**YOUR OBJECTIVE**
Reproduce the listing below exactly, minus its pictures.

**SOURCE EXCERPT**
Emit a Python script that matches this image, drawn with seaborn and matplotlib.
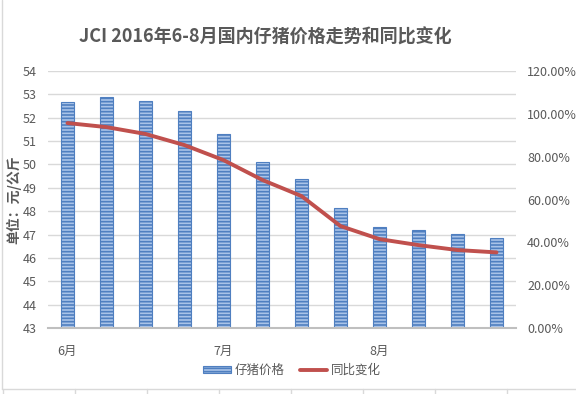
import numpy as np
import pandas as pd
import matplotlib
matplotlib.use("Agg")
import matplotlib.pyplot as plt
from matplotlib.lines import Line2D
from matplotlib.patches import Patch
from matplotlib.ticker import PercentFormatter
import seaborn as sns

# 周数据（6-8月）
weeks = ["6月", "", "", "", "7月", "", "", "", "8月", "", "", ""]
price = [52.67, 52.89, 52.72, 52.29, 51.30, 50.10, 49.38, 48.14, 47.32, 47.20, 47.02, 46.85]
yoy = [0.957, 0.938, 0.906, 0.854, 0.784, 0.691, 0.616, 0.476, 0.415, 0.387, 0.364, 0.353]

sns.set_theme(style="white")
plt.rcParams["font.family"] = ["Noto Sans CJK SC", "DejaVu Sans"]
plt.rcParams["hatch.linewidth"] = 1.2

df = pd.DataFrame({"week": range(len(price)), "price": price, "yoy": yoy})

grey = "#595959"
bar_face = "#a9c3e8"
bar_edge = "#4f7fc0"
line_col = "#c0504d"

fig = plt.figure(figsize=(5.76, 3.94), dpi=100)
ax = fig.add_axes([48 / 576, 1 - 328 / 394, 468 / 576, 257 / 394])

sns.barplot(data=df, x="week", y="price", ax=ax, color=bar_face, width=0.31,
            saturation=1, zorder=2)
for p in ax.patches:
    p.set_hatch("-----")
    p.set_edgecolor(bar_edge)
    p.set_linewidth(0.8)

ax.set_ylim(43, 54)
ax.set_yticks(range(43, 55))
ax.set_xlim(-0.5, len(price) - 0.5)
ax.set_xticks(range(len(weeks)))
ax.set_xticklabels(weeks)
ax.set_xlabel("")
ax.set_ylabel("单位：元/公斤", color=grey, fontsize=10, fontweight="bold")
ax.yaxis.set_label_coords(-0.058, 0.5)
ax.grid(axis="y", color="#d9d9d9", linewidth=1, zorder=0)
ax.set_axisbelow(True)
ax.tick_params(axis="both", length=0, colors=grey, labelsize=9, pad=12)
ax.tick_params(axis="y", pad=8)
for s in ["top", "right", "left"]:
    ax.spines[s].set_visible(False)
ax.spines["bottom"].set_color("#bfbfbf")
ax.spines["bottom"].set_linewidth(1.5)

ax2 = ax.twinx()
sns.lineplot(data=df, x="week", y="yoy", ax=ax2, color=line_col, linewidth=2.8, zorder=3)
ax2.set_ylim(0, 1.2)
ax2.set_yticks(np.arange(0, 1.21, 0.2))
ax2.yaxis.set_major_formatter(PercentFormatter(1.0, decimals=2))
ax2.set_ylabel("")
ax2.tick_params(axis="y", length=0, colors=grey, labelsize=9, pad=8)
for s in ax2.spines.values():
    s.set_visible(False)

fig.text(265 / 576, 1 - 37 / 394, "JCI 2016年6-8月国内仔猪价格走势和同比变化",
         ha="center", va="center", fontsize=13, fontweight="bold", color=grey)

handles = [Patch(facecolor=bar_face, edgecolor=bar_edge, hatch="-----", linewidth=0.8),
           Line2D([0], [0], color=line_col, linewidth=2.8)]
fig.legend(handles, ["仔猪价格", "同比变化"], loc="center", bbox_to_anchor=(292 / 576, 1 - 370 / 394),
           ncol=2, frameon=False, fontsize=9, labelcolor=grey, handlelength=2.2,
           handleheight=0.5, columnspacing=1.2, handletextpad=0.3)

# 表格边框
fig.add_artist(Line2D([2 / 576, 2 / 576], [1 - 389 / 394, 1], color="#d9d9d9", linewidth=1))
fig.add_artist(Line2D([2 / 576, 1], [1 - 389 / 394, 1 - 389 / 394], color="#d9d9d9", linewidth=1))
for gx in range(3, 576, 72):
    fig.add_artist(Line2D([gx / 576, gx / 576], [0, 1 - 389 / 394], color="#d9d9d9", linewidth=1))

fig.savefig("out.png", dpi=100)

**SOLUTION TO THIS EXERCISE**
Emit a Python script that matches this image, drawn with seaborn and matplotlib.
import numpy as np
import pandas as pd
import matplotlib
matplotlib.use("Agg")
import matplotlib.pyplot as plt
from matplotlib.lines import Line2D
from matplotlib.patches import Patch
from matplotlib.ticker import PercentFormatter
import seaborn as sns

# 周数据（6-8月）
weeks = ["6月", "", "", "", "7月", "", "", "", "8月", "", "", ""]
price = [52.67, 52.89, 52.72, 52.29, 51.30, 50.10, 49.38, 48.14, 47.32, 47.20, 47.02, 46.85]
yoy = [0.957, 0.938, 0.906, 0.854, 0.784, 0.691, 0.616, 0.476, 0.415, 0.387, 0.364, 0.353]

sns.set_theme(style="white")
plt.rcParams["font.family"] = ["Noto Sans CJK SC", "DejaVu Sans"]
plt.rcParams["hatch.linewidth"] = 1.2

df = pd.DataFrame({"week": range(len(price)), "price": price, "yoy": yoy})

grey = "#595959"
bar_face = "#a9c3e8"
bar_edge = "#4f7fc0"
line_col = "#c0504d"

fig = plt.figure(figsize=(5.76, 3.94), dpi=100)
ax = fig.add_axes([48 / 576, 1 - 328 / 394, 468 / 576, 257 / 394])

sns.barplot(data=df, x="week", y="price", ax=ax, color=bar_face, width=0.31,
            saturation=1, zorder=2)
for p in ax.patches:
    p.set_hatch("-----")
    p.set_edgecolor(bar_edge)
    p.set_linewidth(0.8)

ax.set_ylim(43, 54)
ax.set_yticks(range(43, 55))
ax.set_xlim(-0.5, len(price) - 0.5)
ax.set_xticks(range(len(weeks)))
ax.set_xticklabels(weeks)
ax.set_xlabel("")
ax.set_ylabel("单位：元/公斤", color=grey, fontsize=10, fontweight="bold")
ax.yaxis.set_label_coords(-0.058, 0.5)
ax.grid(axis="y", color="#d9d9d9", linewidth=1, zorder=0)
ax.set_axisbelow(True)
ax.tick_params(axis="both", length=0, colors=grey, labelsize=9, pad=12)
ax.tick_params(axis="y", pad=8)
for s in ["top", "right", "left"]:
    ax.spines[s].set_visible(False)
ax.spines["bottom"].set_color("#bfbfbf")
ax.spines["bottom"].set_linewidth(1.5)

ax2 = ax.twinx()
sns.lineplot(data=df, x="week", y="yoy", ax=ax2, color=line_col, linewidth=2.8, zorder=3)
ax2.set_ylim(0, 1.2)
ax2.set_yticks(np.arange(0, 1.21, 0.2))
ax2.yaxis.set_major_formatter(PercentFormatter(1.0, decimals=2))
ax2.set_ylabel("")
ax2.tick_params(axis="y", length=0, colors=grey, labelsize=9, pad=8)
for s in ax2.spines.values():
    s.set_visible(False)

fig.text(265 / 576, 1 - 37 / 394, "JCI 2016年6-8月国内仔猪价格走势和同比变化",
         ha="center", va="center", fontsize=13, fontweight="bold", color=grey)

handles = [Patch(facecolor=bar_face, edgecolor=bar_edge, hatch="-----", linewidth=0.8),
           Line2D([0], [0], color=line_col, linewidth=2.8)]
fig.legend(handles, ["仔猪价格", "同比变化"], loc="center", bbox_to_anchor=(292 / 576, 1 - 370 / 394),
           ncol=2, frameon=False, fontsize=9, labelcolor=grey, handlelength=2.2,
           handleheight=0.5, columnspacing=1.2, handletextpad=0.3)

# 表格边框
fig.add_artist(Line2D([2 / 576, 2 / 576], [1 - 389 / 394, 1], color="#d9d9d9", linewidth=1))
fig.add_artist(Line2D([2 / 576, 1], [1 - 389 / 394, 1 - 389 / 394], color="#d9d9d9", linewidth=1))
for gx in range(3, 576, 72):
    fig.add_artist(Line2D([gx / 576, gx / 576], [0, 1 - 389 / 394], color="#d9d9d9", linewidth=1))

fig.savefig("out.png", dpi=100)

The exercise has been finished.